Benjamin Woodring, a doctoral candidate in English who as president of the Graduate Student Council worked with Brandt, said in the release that the dean "inspired students to think expansively about the potential of the work we're doing at Harvard. He made us believe in the impact our work could have on the world—and of the crucial importance of the mission we're all engaged in." 

Scholarly Background

Brandt, who holds joint appointments as Kass professor of the history of medicine at Harvard Medical School and professor of the history of science in FAS, is an acclaimed scholar of the history of medicine and of social and ethical aspects of health and disease. His book The Cigarette Century: The Rise, Fall, and Deadly Persistence of the Product That Defined America, was a 2008 Pulitzer Prize finalist and winner of the Bancroft Prize. The research that preceded publication is described here.

He was tapped to write the overview article for the 200th anniversary of the New England Journal of Medicine, the premier medical journal worldwide (an accompanying audio interview with Brandt can be accessed there as well). His article, published this January, concluded:

During the Journal's first 200 years of publication, medicine and health care moved from the social periphery to become dominant aspects of our science, culture, and economy. The Journal unquestionably owes its success and stability to this monumental shift in the status, authority, and impact of biomedicine. But the Journal has also played a critical role in these developments. By combining a commitment to publishing papers of scrupulous scientific merit across wide-ranging domains, with a recognition of the central questions and values uniting the profession, the Journal has remained true to its founders' vision. It has recognized that advances in medical science can finally be assessed only in the context of delivery, care, and outcome. The Journal reflects today, as at its inception, a view that medical science and its applications are fundamentally tied to patient care and public health. It therefore continues to draw a range of readers wider than [founding editor John Collins] Warren could have imagined. Today, the ability to disseminate publications so widely through digital technologies promises to bring innovations in medical knowledge to a new set of global constituents. The first hundred issues of Warren's journal were, of course, distributed on horseback.

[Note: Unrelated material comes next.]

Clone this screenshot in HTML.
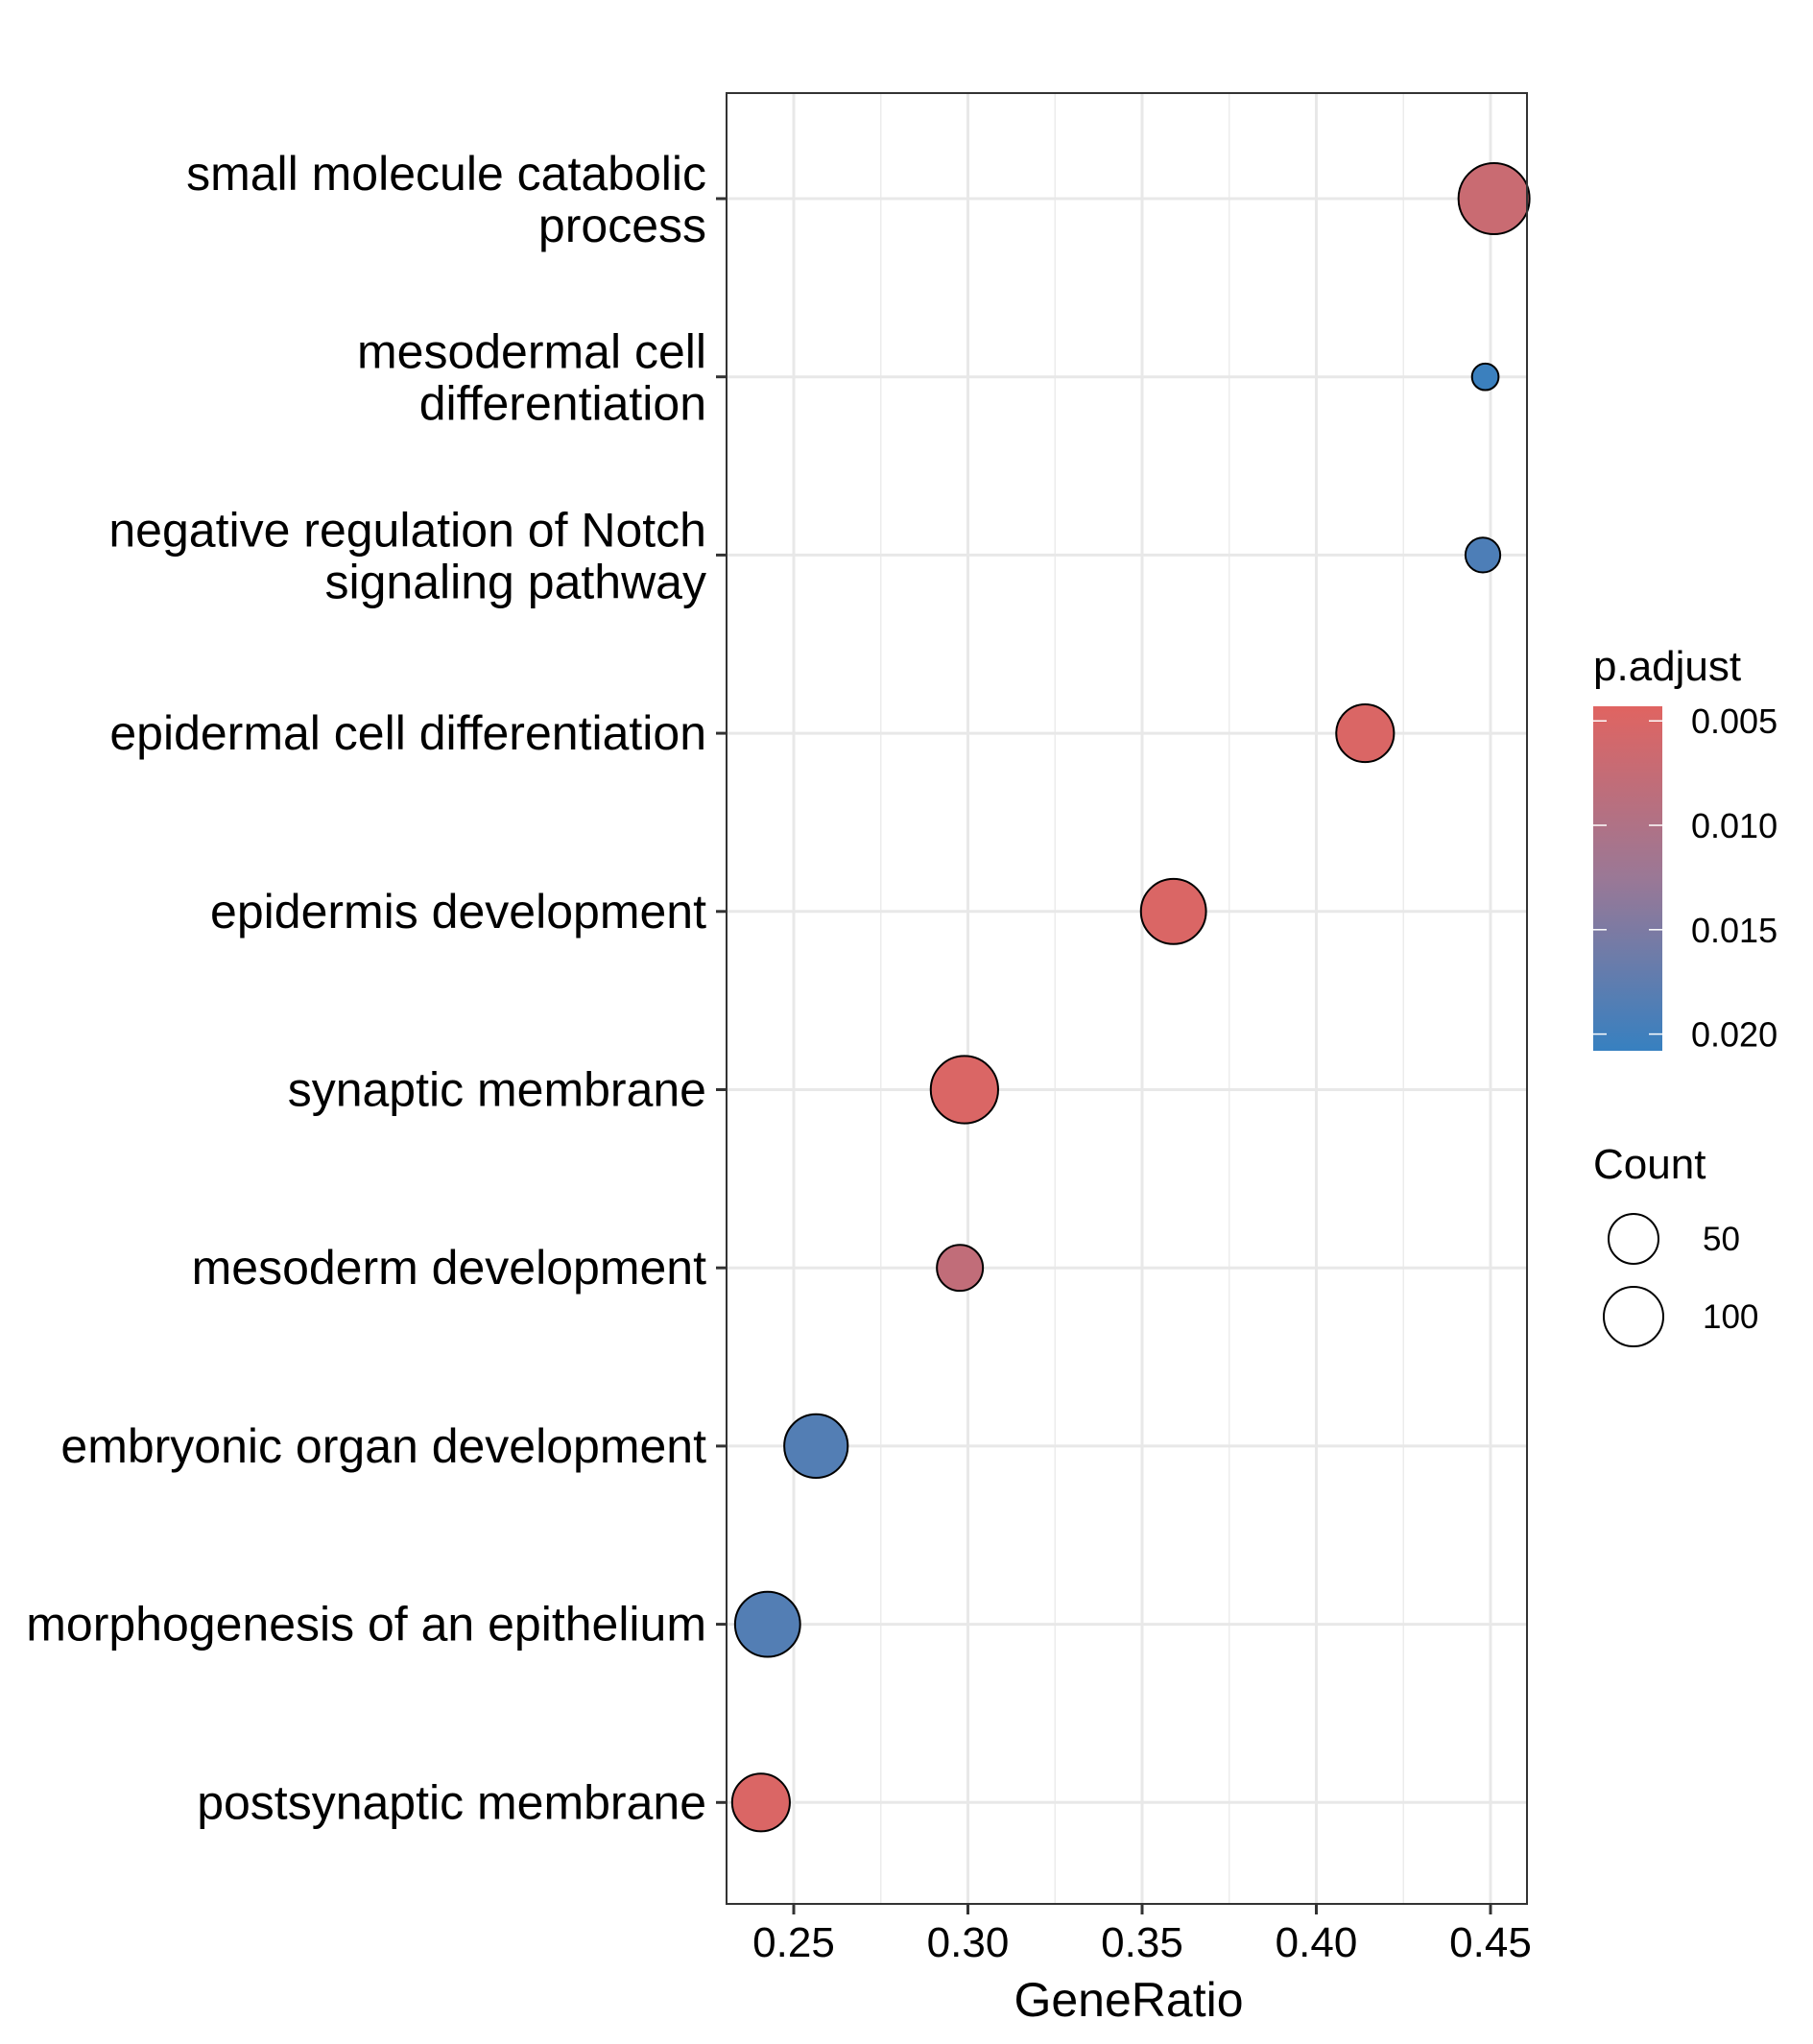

No one having looked at the last 200 years of medicine—in which changes came so quickly and dramatically—would hazard a prediction about the next two decades, let alone the next two centuries. Nonetheless, as vast as these changes have been, there are substantial continuities in the nature of scientific inquiry, the care of the patient, and powerful questions concerning the public's health. Today we say that medicine is a “public good.” But though their society, culture, skills, and science differed so profoundly from ours, those who started this Journal in 1812 undoubtedly understood that basic truth.

Before he became GSAS dean, Brand had chaired the history of science department for five years. His dual FAS and HMS appointments proved useful in leading the University’s increasingly interdisciplinary Ph.D. programs. And immediately before assuming his GSAS responsibilities, he had begun participating in an academic review of all of the graduate school’s programs. He was director of the then-new social-sciences track in the joint M.D.-Ph.D. program, combining work in anthropology, health policy, government, or psychology with clinical medicine, and had also served as director of the Collection of Historical Scientific Instruments.

Within the College, Brandt taught both a freshman seminar, on the tobacco pandemic, and “Medicine and Society in America” in the Core curriculum (the predecessor to the current General Education curriculum). As GSAS dean, he has remained engaged in undergraduate education, both through the Graduate Seminars in General Education and through such services as moderating “Instilling a Global Perspective,” one of the 2011 FAS “Conversations” on teaching and learning.